------ Recorded data
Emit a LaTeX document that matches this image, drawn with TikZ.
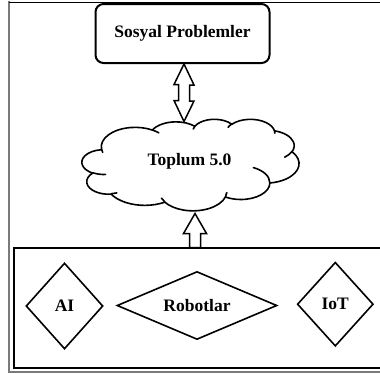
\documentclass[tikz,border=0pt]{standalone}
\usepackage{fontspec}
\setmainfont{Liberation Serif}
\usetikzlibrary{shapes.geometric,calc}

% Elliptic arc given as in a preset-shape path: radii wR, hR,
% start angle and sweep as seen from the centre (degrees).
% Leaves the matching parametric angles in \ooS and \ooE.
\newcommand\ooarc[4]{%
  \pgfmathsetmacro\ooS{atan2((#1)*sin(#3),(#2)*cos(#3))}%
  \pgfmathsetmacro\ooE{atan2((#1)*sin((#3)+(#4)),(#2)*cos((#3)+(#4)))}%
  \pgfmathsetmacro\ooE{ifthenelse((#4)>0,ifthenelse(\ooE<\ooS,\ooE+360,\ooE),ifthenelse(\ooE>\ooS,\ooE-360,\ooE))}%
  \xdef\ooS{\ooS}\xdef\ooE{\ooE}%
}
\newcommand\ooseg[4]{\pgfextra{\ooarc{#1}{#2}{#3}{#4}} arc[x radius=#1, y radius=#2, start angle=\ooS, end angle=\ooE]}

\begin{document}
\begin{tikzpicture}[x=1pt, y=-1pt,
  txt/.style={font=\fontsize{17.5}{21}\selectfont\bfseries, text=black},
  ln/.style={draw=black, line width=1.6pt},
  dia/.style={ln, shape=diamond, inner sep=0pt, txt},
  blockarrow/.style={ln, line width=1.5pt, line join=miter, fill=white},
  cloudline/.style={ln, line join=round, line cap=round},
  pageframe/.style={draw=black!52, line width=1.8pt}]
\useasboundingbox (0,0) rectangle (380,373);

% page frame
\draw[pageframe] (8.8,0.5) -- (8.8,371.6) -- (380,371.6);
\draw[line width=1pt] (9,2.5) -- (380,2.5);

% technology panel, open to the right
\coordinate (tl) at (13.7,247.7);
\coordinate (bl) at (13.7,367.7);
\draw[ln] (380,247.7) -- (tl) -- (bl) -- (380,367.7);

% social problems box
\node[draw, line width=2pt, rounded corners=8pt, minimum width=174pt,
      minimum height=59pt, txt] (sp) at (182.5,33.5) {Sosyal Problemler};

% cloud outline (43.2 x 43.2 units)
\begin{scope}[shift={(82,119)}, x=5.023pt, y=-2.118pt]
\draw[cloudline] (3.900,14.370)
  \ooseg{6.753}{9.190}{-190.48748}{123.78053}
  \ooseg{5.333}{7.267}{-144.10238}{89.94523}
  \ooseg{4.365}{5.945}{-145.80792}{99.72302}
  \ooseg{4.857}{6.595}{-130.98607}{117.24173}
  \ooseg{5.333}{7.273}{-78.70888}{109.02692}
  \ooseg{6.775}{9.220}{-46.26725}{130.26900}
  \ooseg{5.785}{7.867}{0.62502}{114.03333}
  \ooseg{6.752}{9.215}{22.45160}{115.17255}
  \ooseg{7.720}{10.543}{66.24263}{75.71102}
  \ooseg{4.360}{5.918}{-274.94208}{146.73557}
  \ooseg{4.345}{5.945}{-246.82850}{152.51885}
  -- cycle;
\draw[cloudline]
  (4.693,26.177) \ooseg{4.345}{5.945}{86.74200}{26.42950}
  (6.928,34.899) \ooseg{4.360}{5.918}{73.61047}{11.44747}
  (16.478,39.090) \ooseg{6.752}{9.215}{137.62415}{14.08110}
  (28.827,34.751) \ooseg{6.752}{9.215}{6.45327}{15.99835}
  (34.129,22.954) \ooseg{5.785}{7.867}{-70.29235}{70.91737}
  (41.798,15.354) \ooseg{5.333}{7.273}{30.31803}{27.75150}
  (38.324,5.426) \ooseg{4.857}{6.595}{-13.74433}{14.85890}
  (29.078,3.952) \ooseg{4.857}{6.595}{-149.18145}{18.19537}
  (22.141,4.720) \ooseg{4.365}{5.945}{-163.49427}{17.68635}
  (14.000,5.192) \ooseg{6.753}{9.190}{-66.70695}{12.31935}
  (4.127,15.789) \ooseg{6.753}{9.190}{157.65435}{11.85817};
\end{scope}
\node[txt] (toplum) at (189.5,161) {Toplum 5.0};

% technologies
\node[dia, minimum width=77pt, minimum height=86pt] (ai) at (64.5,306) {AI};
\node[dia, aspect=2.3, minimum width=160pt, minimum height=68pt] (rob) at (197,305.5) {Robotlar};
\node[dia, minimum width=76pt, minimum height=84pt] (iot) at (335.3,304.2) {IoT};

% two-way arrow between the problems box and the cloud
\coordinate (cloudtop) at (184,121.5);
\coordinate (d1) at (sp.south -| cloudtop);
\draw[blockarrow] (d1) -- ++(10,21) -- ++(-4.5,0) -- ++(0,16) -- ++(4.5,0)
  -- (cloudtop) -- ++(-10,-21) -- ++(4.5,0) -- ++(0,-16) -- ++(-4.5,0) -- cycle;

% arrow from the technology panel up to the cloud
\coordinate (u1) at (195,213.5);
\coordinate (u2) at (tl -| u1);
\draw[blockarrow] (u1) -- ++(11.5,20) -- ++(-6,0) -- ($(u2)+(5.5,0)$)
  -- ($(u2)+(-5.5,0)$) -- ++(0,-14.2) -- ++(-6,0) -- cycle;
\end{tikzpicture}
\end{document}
------------
* Goal of the exercise *
With the pictures left out, restate word for word every line of the data above, from the first down to the line that contains "minimum height=59pt, txt]".

* Exercise output *
Emit a LaTeX document that matches this image, drawn with TikZ.
\documentclass[tikz,border=0pt]{standalone}
\usepackage{fontspec}
\setmainfont{Liberation Serif}
\usetikzlibrary{shapes.geometric,calc}

% Elliptic arc given as in a preset-shape path: radii wR, hR,
% start angle and sweep as seen from the centre (degrees).
% Leaves the matching parametric angles in \ooS and \ooE.
\newcommand\ooarc[4]{%
  \pgfmathsetmacro\ooS{atan2((#1)*sin(#3),(#2)*cos(#3))}%
  \pgfmathsetmacro\ooE{atan2((#1)*sin((#3)+(#4)),(#2)*cos((#3)+(#4)))}%
  \pgfmathsetmacro\ooE{ifthenelse((#4)>0,ifthenelse(\ooE<\ooS,\ooE+360,\ooE),ifthenelse(\ooE>\ooS,\ooE-360,\ooE))}%
  \xdef\ooS{\ooS}\xdef\ooE{\ooE}%
}
\newcommand\ooseg[4]{\pgfextra{\ooarc{#1}{#2}{#3}{#4}} arc[x radius=#1, y radius=#2, start angle=\ooS, end angle=\ooE]}

\begin{document}
\begin{tikzpicture}[x=1pt, y=-1pt,
  txt/.style={font=\fontsize{17.5}{21}\selectfont\bfseries, text=black},
  ln/.style={draw=black, line width=1.6pt},
  dia/.style={ln, shape=diamond, inner sep=0pt, txt},
  blockarrow/.style={ln, line width=1.5pt, line join=miter, fill=white},
  cloudline/.style={ln, line join=round, line cap=round},
  pageframe/.style={draw=black!52, line width=1.8pt}]
\useasboundingbox (0,0) rectangle (380,373);

% page frame
\draw[pageframe] (8.8,0.5) -- (8.8,371.6) -- (380,371.6);
\draw[line width=1pt] (9,2.5) -- (380,2.5);

% technology panel, open to the right
\coordinate (tl) at (13.7,247.7);
\coordinate (bl) at (13.7,367.7);
\draw[ln] (380,247.7) -- (tl) -- (bl) -- (380,367.7);

% social problems box
\node[draw, line width=2pt, rounded corners=8pt, minimum width=174pt,
      minimum height=59pt, txt] (sp) at (182.5,33.5) {Sosyal Problemler};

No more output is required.